ペーヌはムスッとしながら腕を組んでオーストを見つめ、彼女の右隣に座っているスラヴァは困ったような顔をしながらペーヌを宥める。左隣に座るハブールは短気なペーヌを見て呆れた様子で溜め息をついた。
ガロデスは緊迫した空気を何とかしようと生徒を派遣する話に戻そうとした。すると会議室の扉をノックする音が聞こえ、一同は扉の方を向いた。
「どうぞ」
ガロデスが入室を許可すると扉が開いて一人の女教師が入室してきた。
「学園長! 先程フォルリクトと東国の首都であるぺーギントから首都に攻め込んできたベーゼとの戦況を知らせる早馬が到着しました」
「早馬が?」
ラステクト王国とローフェン東国の首都から急使がやって来たと言う報告を聞いてガロデスは反応する。オーストたち教師も首都の戦いがどうなっているのか気になり、緊迫した表情を浮かべていた。
五聖英雄の三人は驚いたりせず、落ち着いた様子で女教師を見ている。
女教師は会議室まで走って来たのか呼吸を少し乱しており、呼吸が整うと静かに深呼吸をしてから口を動かした。
「フォルリクトとぺーギントはベーゼの大群から襲撃を受けました。しかも二つの首都を襲撃したベーゼたちの指揮を五凶将が執っていたそうです」
ベーゼたちの幹部が直接指揮を執って襲撃してきたという知らせにガロデスは目を見開く。
最高の実力を持つベーゼたちが首都を襲撃したと聞かされ、ガロデスや教師たちは首都を護る生徒たちが負けたのでは、という最悪の結果が浮かんだ。
「ベーゼたちを食い止めるために我が学園の生徒たちは各首都の軍と冒険者ギルトと共闘してベーゼを交戦したとのことです」
「そうですか……それで、戦いの結果は?」
微量の汗を流しながらガロデスは女教師に尋ね、ペーヌたちも女教師を見つめながら答えるのを待つ。
ガロデスたちが注目する中、女教師は目を閉じながら黙り込み、しばらくすると目を開けて安堵の表情を浮かべた。

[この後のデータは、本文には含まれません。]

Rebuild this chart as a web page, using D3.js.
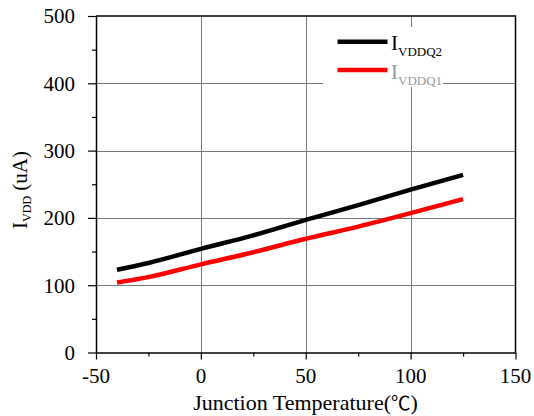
<!DOCTYPE html>
<html>
<head>
<meta charset="utf-8">
<script src="https://cdn.jsdelivr.net/npm/d3@7"></script>
<style>
  body { margin: 0; background: #fff; }
  svg { display: block; }
  text { font-family: "Liberation Serif", "Times New Roman", serif; fill: #000; }
</style>
</head>
<body>
<svg id="chart" width="534" height="416"></svg>
<script>
// Supply current vs. junction temperature
const temps   = [-40, -25, 0, 25, 50, 75, 100, 125];
const iVddq2  = [123, 133, 154, 174, 197, 219, 242, 264];
const iVddq1  = [104, 112, 131, 149, 169, 187, 207, 228];
const seriesNames  = ["VDDQ2", "VDDQ1"];
const seriesColors = ["#000000", "#ff0000"];
const labelColors  = ["#000000", "#999999"];

const xTicks = [-50, 0, 50, 100, 150];
const xMinor = [-25, 25, 75, 125];
const yTicks = [0, 100, 200, 300, 400, 500];
const yMinor = [50, 150, 250, 350, 450];
const xGrid  = [0, 50, 100];
const yGrid  = [100, 200, 300, 400];

const serif = '"Liberation Serif", "Times New Roman", serif';
const svg = d3.select("#chart");
const x = d3.scaleLinear().domain([-50, 150]).range([96, 515.5]);
const y = d3.scaleLinear().domain([0, 500]).range([352.5, 16]);

// grid
const grid = svg.append("g").attr("stroke", "#777").attr("stroke-width", 1);
grid.selectAll(".gx").data(xGrid).join("line")
  .attr("x1", d => Math.round(x(d)) + 0.5).attr("x2", d => Math.round(x(d)) + 0.5)
  .attr("y1", y(0)).attr("y2", y(500));
grid.selectAll(".gy").data(yGrid).join("line")
  .attr("y1", d => Math.round(y(d)) + 0.5).attr("y2", d => Math.round(y(d)) + 0.5)
  .attr("x1", x(-50)).attr("x2", x(150));

// frame (top and right)
svg.append("path")
  .attr("d", `M${x(-50)},${y(500)}H${x(150)}V${y(0)}`)
  .attr("fill", "none").attr("stroke", "#000").attr("stroke-width", 1.5);

// axis lines and ticks (labels are set separately below)
function tickAxis(axis, vals, size, keepDomain) {
  return g => {
    g.call(axis.tickValues(vals).tickSize(size).tickSizeOuter(0).tickFormat(""));
    if (keepDomain) g.select(".domain").attr("stroke-width", 1.5);
    else g.select(".domain").remove();
    g.selectAll(".tick line").attr("stroke-width", 1.2);
    g.selectAll(".tick text").remove();
  };
}
svg.append("g").attr("transform", `translate(0,${y(0)})`).call(tickAxis(d3.axisBottom(x), xMinor, 4, false));
svg.append("g").attr("transform", `translate(${x(-50)},0)`).call(tickAxis(d3.axisLeft(y), yMinor, 4, false));
svg.append("g").attr("transform", `translate(0,${y(0)})`).call(tickAxis(d3.axisBottom(x), xTicks, 7, true));
svg.append("g").attr("transform", `translate(${x(-50)},0)`).call(tickAxis(d3.axisLeft(y), yTicks, 8, true));

// tick labels
svg.append("g").selectAll("text").data(xTicks).join("text")
  .attr("x", d => x(d)).attr("y", 383)
  .attr("text-anchor", "middle")
  .style("font-family", serif).style("font-size", "21px")
  .text(d => String(d));
svg.append("g").selectAll("text").data(yTicks).join("text")
  .attr("x", 75).attr("y", d => y(d) + 7.3)
  .attr("text-anchor", "end")
  .style("font-family", serif).style("font-size", "21px")
  .text(d => String(d));

// curves
const series = [iVddq2, iVddq1];
const line = d3.line().x(d => x(d[0])).y(d => y(d[1])).curve(d3.curveMonotoneX);
series.forEach((vals, i) => {
  svg.append("path")
    .datum(temps.map((t, j) => [t, vals[j]]))
    .attr("fill", "none")
    .attr("stroke", seriesColors[i])
    .attr("stroke-width", 4.5)
    .attr("d", line);
});

// legend
const legend = svg.append("g");
legend.append("rect").attr("x", 323).attr("y", 27).attr("width", 120).attr("height", 60).attr("fill", "#fff");
seriesNames.forEach((name, i) => {
  const ly = 41.7 + i * 28.3;
  legend.append("line")
    .attr("x1", 337.5).attr("x2", 387.5).attr("y1", ly).attr("y2", ly)
    .attr("stroke", seriesColors[i]).attr("stroke-width", 4.5);
  const t = legend.append("text")
    .attr("x", 391).attr("y", ly + 8.5)
    .style("font-size", "21px").style("fill", labelColors[i]);
  t.append("tspan").text("I");
  t.append("tspan").attr("dy", 6).style("font-size", "13px").style("fill", labelColors[i]).text(name);
});

// axis titles
const xt = svg.append("text")
  .attr("x", 305.5).attr("y", 409.5)
  .attr("text-anchor", "middle")
  .style("font-size", "22px");
xt.append("tspan").text("Junction Temperature(");
xt.append("tspan").style("font-family", '"Noto Sans CJK SC", sans-serif').style("font-size", "19.5px").text("℃");
xt.append("tspan").text(")");

const yt = svg.append("text")
  .attr("transform", "translate(27,190) rotate(-90)")
  .attr("text-anchor", "middle")
  .style("font-size", "21px");
yt.append("tspan").text("I");
yt.append("tspan").attr("dy", 4).style("font-size", "12px").text("VDD");
yt.append("tspan").attr("dy", -4).text(" (uA)");
</script>
</body>
</html>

「……フォルリクトとぺーギントを襲撃したベーゼたちを全て討伐し、指揮を執っていた五凶将も生徒会長カムネス・ザグロンとアイカ・サンロードによって倒されたとのことです!」
報告を聞いたガロデスは大きく目を見開いて驚く。だがすぐに五凶将を倒したという朗報に笑みを浮かべた。オーストたちも最上位ベーゼである五凶将を倒したと聞いて驚きと喜びの声を漏らす。
スラヴァとハブールも五凶将に勝利したことを聞いて小さく笑い、ペーヌも腕を組みながら目を閉じながら笑みを浮かべている。

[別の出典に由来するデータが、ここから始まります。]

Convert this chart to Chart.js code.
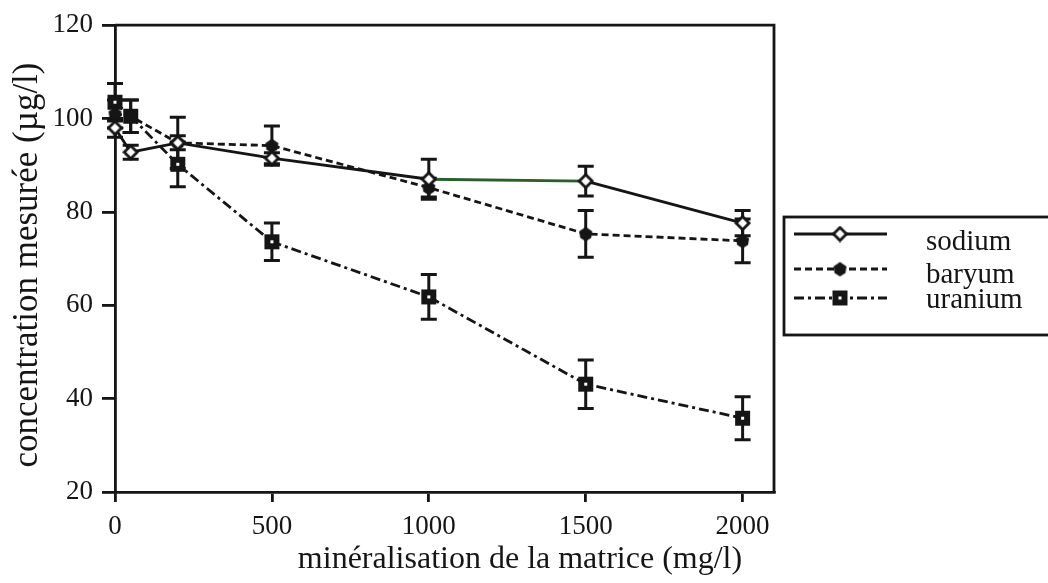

五聖英雄は生徒たちが五凶将に勝つこと、倒したのが自分たちが鍛えた生徒たちだということが分かっていたのかガロデスたちのように驚いたりはしなかった。
五凶将が二体も倒されたという報告を受けて会議室の空気は一気に変わり、ガロデスたちの表情が明るくなった。そんなガロデスたちの反応を見たペーヌは静かに鼻を鳴らしながら笑う。
(あれだけ不安そうな顔をしてたのに五凶将を倒したって聞いてこんなに明るくなるなんて単純ねぇ。それにしても五凶将を倒すなんて……まぁ、私たちの特訓を受けたんだから当然よね)

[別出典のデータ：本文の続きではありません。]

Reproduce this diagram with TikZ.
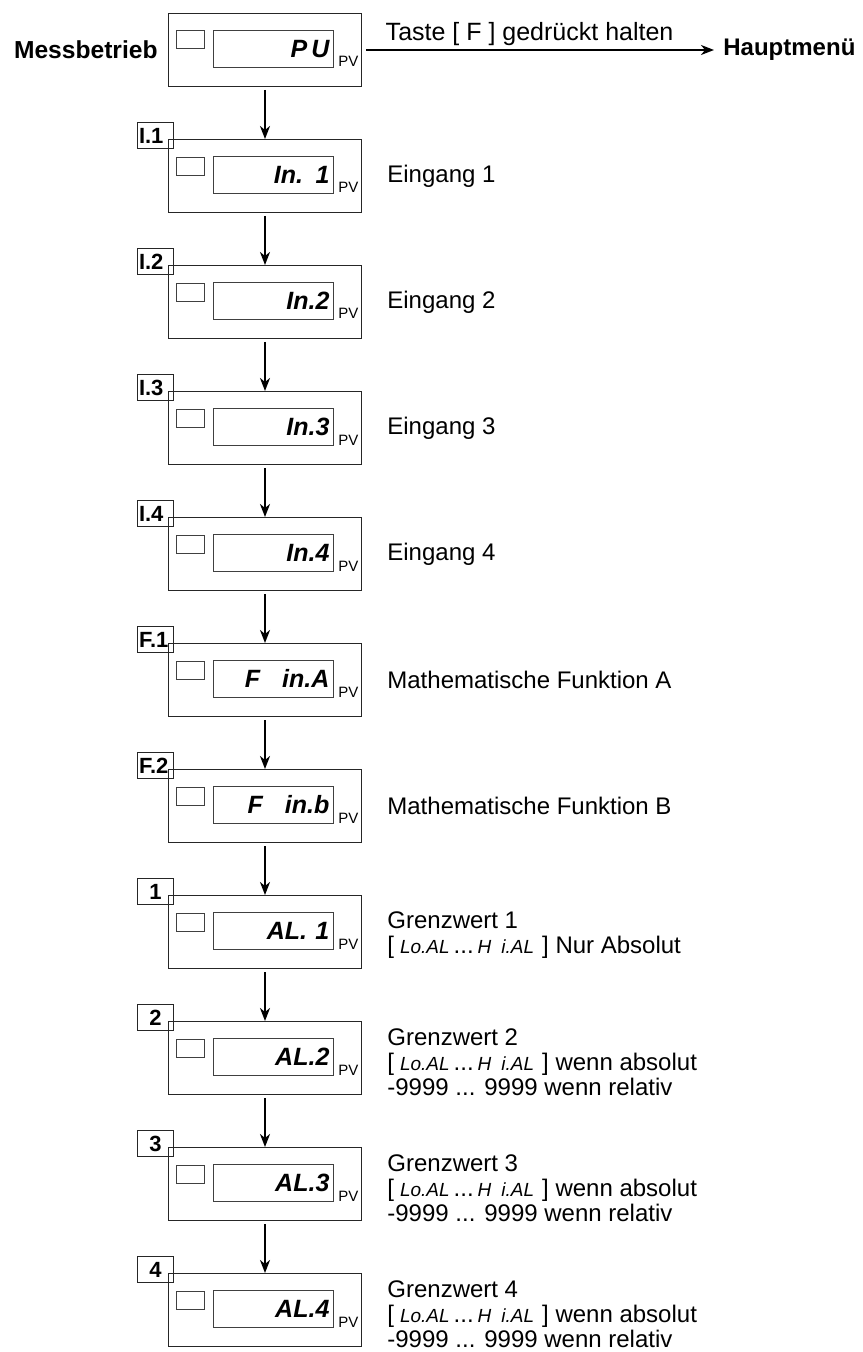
\documentclass[tikz,border=0pt]{standalone}
\usepackage{fontspec}
\setmainfont{Liberation Sans}
\usetikzlibrary{arrows.meta,positioning}
\newcommand{\segfont}{\bfseries\itshape}
\newcommand{\segtxt}[1]{{\itshape\fontsize{9.5}{10}\selectfont #1}}

\begin{document}
\begin{tikzpicture}[x=0.5pt, y=-0.5pt,
    box/.style={draw=black!85, line width=0.5pt, minimum width=96.5pt, minimum height=36.5pt, inner sep=0pt, anchor=north west},
    lamp/.style={draw=black!75, line width=0.4pt, minimum width=14pt, minimum height=9pt, inner sep=0pt, anchor=north west},
    disp/.style={draw=black!75, line width=0.4pt, minimum height=18.5pt, text width=56pt, inner xsep=2pt, inner ysep=0pt, align=right, anchor=north west, font=\segfont\fontsize{12.5}{13}\selectfont},
    pv/.style={anchor=base west, inner sep=0pt, font=\fontsize{7.5}{8}\selectfont},
    tag/.style={draw=black!85, line width=0.5pt, minimum height=13pt, text width=16.5pt, inner xsep=0.75pt, inner ysep=0pt, align=left, anchor=north west, font=\bfseries\fontsize{11}{12}\selectfont},
    info/.style={inner sep=0pt, align=left, font=\fontsize{12}{12.5}\selectfont},
    flow/.style={line width=1pt, -{Stealth[length=6.5pt, width=5pt, inset=2pt]}}]
    \useasboundingbox (0,0) rectangle (862,1352);
    %\draw[help lines, step=50] (0,0) grid (862,1352); %help grid
    % Messbetrieb
    \coordinate (B0) at (168,13);
    \node[box] (b0) at (B0) {};
    \node[lamp] (l0) at ([shift={(8,17)}]B0) {};
    \node[disp] (d0) at ([shift={(45,17)}]B0) {P\,U};
    \node[pv] (p0) at ([shift={(170,54)}]B0) {PV};
    \node[info, left=5pt of b0, font=\bfseries\fontsize{12.3}{12}\selectfont] (mb) {Messbetrieb};
    \node[inner xsep=4.5pt, inner ysep=0pt, anchor=west, font=\bfseries\fontsize{12}{12}\selectfont] (hm) at ([xshift=176pt]b0.east) {Hauptmenü};
    \draw[flow] ([xshift=2pt]b0.east) -- node[pos=0.47, above=1.5pt, inner sep=0pt, font=\fontsize{12.5}{12}\selectfont] (taste) {Taste [ F ] gedrückt halten} (hm.west);
    % Eingang 1
    \coordinate (B1) at (168,139);
    \node[box] (b1) at (B1) {};
    \node[lamp] (l1) at ([shift={(8,18)}]B1) {};
    \node[disp] (d1) at ([shift={(45,17)}]B1) {In. 1};
    \node[pv] (p1) at ([shift={(170,54)}]B1) {PV};
    \node[tag] (t1) at ([shift={(-31,-17)}]B1) {I.1};
    \node[info, right=12.5pt of b1] (e1) {Eingang 1};
    % Eingang 2
    \coordinate (B2) at (168,265);
    \node[box] (b2) at (B2) {};
    \node[lamp] (l2) at ([shift={(8,18)}]B2) {};
    \node[disp] (d2) at ([shift={(45,17)}]B2) {In.2};
    \node[pv] (p2) at ([shift={(170,54)}]B2) {PV};
    \node[tag] (t2) at ([shift={(-31,-17)}]B2) {I.2};
    \node[info, right=12.5pt of b2] (e2) {Eingang 2};
    % Eingang 3
    \coordinate (B3) at (168,391);
    \node[box] (b3) at (B3) {};
    \node[lamp] (l3) at ([shift={(8,18)}]B3) {};
    \node[disp] (d3) at ([shift={(45,17)}]B3) {In.3};
    \node[pv] (p3) at ([shift={(170,54)}]B3) {PV};
    \node[tag] (t3) at ([shift={(-31,-17)}]B3) {I.3};
    \node[info, right=12.5pt of b3] (e3) {Eingang 3};
    % Eingang 4
    \coordinate (B4) at (168,517);
    \node[box] (b4) at (B4) {};
    \node[lamp] (l4) at ([shift={(8,18)}]B4) {};
    \node[disp] (d4) at ([shift={(45,17)}]B4) {In.4};
    \node[pv] (p4) at ([shift={(170,54)}]B4) {PV};
    \node[tag] (t4) at ([shift={(-31,-17)}]B4) {I.4};
    \node[info, right=12.5pt of b4] (e4) {Eingang 4};
    % Funktion A
    \coordinate (B5) at (168,643);
    \node[box] (b5) at (B5) {};
    \node[lamp] (l5) at ([shift={(8,18)}]B5) {};
    \node[disp] (d5) at ([shift={(45,17)}]B5) {F\hspace{11pt}in.A};
    \node[pv] (p5) at ([shift={(170,54)}]B5) {PV};
    \node[tag] (t5) at ([shift={(-31,-17)}]B5) {F.1};
    \node[info, right=12.5pt of b5] (e5) {Mathematische Funktion A};
    % Funktion B
    \coordinate (B6) at (168,769);
    \node[box] (b6) at (B6) {};
    \node[lamp] (l6) at ([shift={(8,18)}]B6) {};
    \node[disp] (d6) at ([shift={(45,17)}]B6) {F\hspace{11pt}in.b};
    \node[pv] (p6) at ([shift={(170,54)}]B6) {PV};
    \node[tag] (t6) at ([shift={(-31,-17)}]B6) {F.2};
    \node[info, right=12.5pt of b6] (e6) {Mathematische Funktion B};
    % Grenzwert 1
    \coordinate (B7) at (168,895);
    \node[box] (b7) at (B7) {};
    \node[lamp] (l7) at ([shift={(8,18)}]B7) {};
    \node[disp] (d7) at ([shift={(45,17)}]B7) {AL. 1};
    \node[pv] (p7) at ([shift={(170,54)}]B7) {PV};
    \node[tag, align=center] (t7) at ([shift={(-31,-17)}]B7) {1};
    \node[info, right=12.5pt of b7, yshift=-1.5pt] (e7) {Grenzwert 1\\{[}\hspace{3pt}\segtxt{Lo.AL}\,...\,\segtxt{H\hspace{5pt}i.AL}\hspace{4pt}] Nur Absolut};
    % Grenzwert 2
    \coordinate (B8) at (168,1021);
    \node[box] (b8) at (B8) {};
    \node[lamp] (l8) at ([shift={(8,18)}]B8) {};
    \node[disp] (d8) at ([shift={(45,17)}]B8) {AL.2};
    \node[pv] (p8) at ([shift={(170,54)}]B8) {PV};
    \node[tag, align=center] (t8) at ([shift={(-31,-17)}]B8) {2};
    \node[info, right=12.5pt of b8, yshift=-2pt] (e8) {Grenzwert 2\\{[}\hspace{3pt}\segtxt{Lo.AL}\,...\,\segtxt{H\hspace{5pt}i.AL}\hspace{4pt}] wenn absolut\\-9999 ... 9999 wenn relativ};
    % Grenzwert 3
    \coordinate (B9) at (168,1147);
    \node[box] (b9) at (B9) {};
    \node[lamp] (l9) at ([shift={(8,18)}]B9) {};
    \node[disp] (d9) at ([shift={(45,17)}]B9) {AL.3};
    \node[pv] (p9) at ([shift={(170,54)}]B9) {PV};
    \node[tag, align=center] (t9) at ([shift={(-31,-17)}]B9) {3};
    \node[info, right=12.5pt of b9, yshift=-2pt] (e9) {Grenzwert 3\\{[}\hspace{3pt}\segtxt{Lo.AL}\,...\,\segtxt{H\hspace{5pt}i.AL}\hspace{4pt}] wenn absolut\\-9999 ... 9999 wenn relativ};
    % Grenzwert 4
    \coordinate (B10) at (168,1273);
    \node[box] (b10) at (B10) {};
    \node[lamp] (l10) at ([shift={(8,18)}]B10) {};
    \node[disp] (d10) at ([shift={(45,17)}]B10) {AL.4};
    \node[pv] (p10) at ([shift={(170,54)}]B10) {PV};
    \node[tag, align=center] (t10) at ([shift={(-31,-17)}]B10) {4};
    \node[info, right=12.5pt of b10, yshift=-2pt] (e10) {Grenzwert 4\\{[}\hspace{3pt}\segtxt{Lo.AL}\,...\,\segtxt{H\hspace{5pt}i.AL}\hspace{4pt}] wenn absolut\\-9999 ... 9999 wenn relativ};
    % arrows...
    \draw[flow] ([yshift=-1.5pt]b0.south) -- (b1.north);
    \draw[flow] ([yshift=-1.5pt]b1.south) -- (b2.north);
    \draw[flow] ([yshift=-1.5pt]b2.south) -- (b3.north);
    \draw[flow] ([yshift=-1.5pt]b3.south) -- (b4.north);
    \draw[flow] ([yshift=-1.5pt]b4.south) -- (b5.north);
    \draw[flow] ([yshift=-1.5pt]b5.south) -- (b6.north);
    \draw[flow] ([yshift=-1.5pt]b6.south) -- (b7.north);
    \draw[flow] ([yshift=-1.5pt]b7.south) -- (b8.north);
    \draw[flow] ([yshift=-1.5pt]b8.south) -- (b9.north);
    \draw[flow] ([yshift=-1.5pt]b9.south) -- (b10.north);
\end{tikzpicture}
\end{document}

自分や仲間の特訓で強くなったのだから当たり前だと思いながらペーヌは心の中で呟く。しかしその顔はユーキたちの勝利を喜んでいるように見えた。やはり師匠として弟子が最上位ベーゼを倒したことを誇らしく思っているようだ。
ガロデスたちは首都の戦いに生徒たちが勝利したことを喜びながら生徒たちの今後の方針について話し合いを再開する。
その数十分後、ガルゼム帝国とドリアンド共和国からも早馬が到着し、ガロデスたちは両国の首都を襲撃した五凶将も討伐されたと言う知らせを受けるのだった。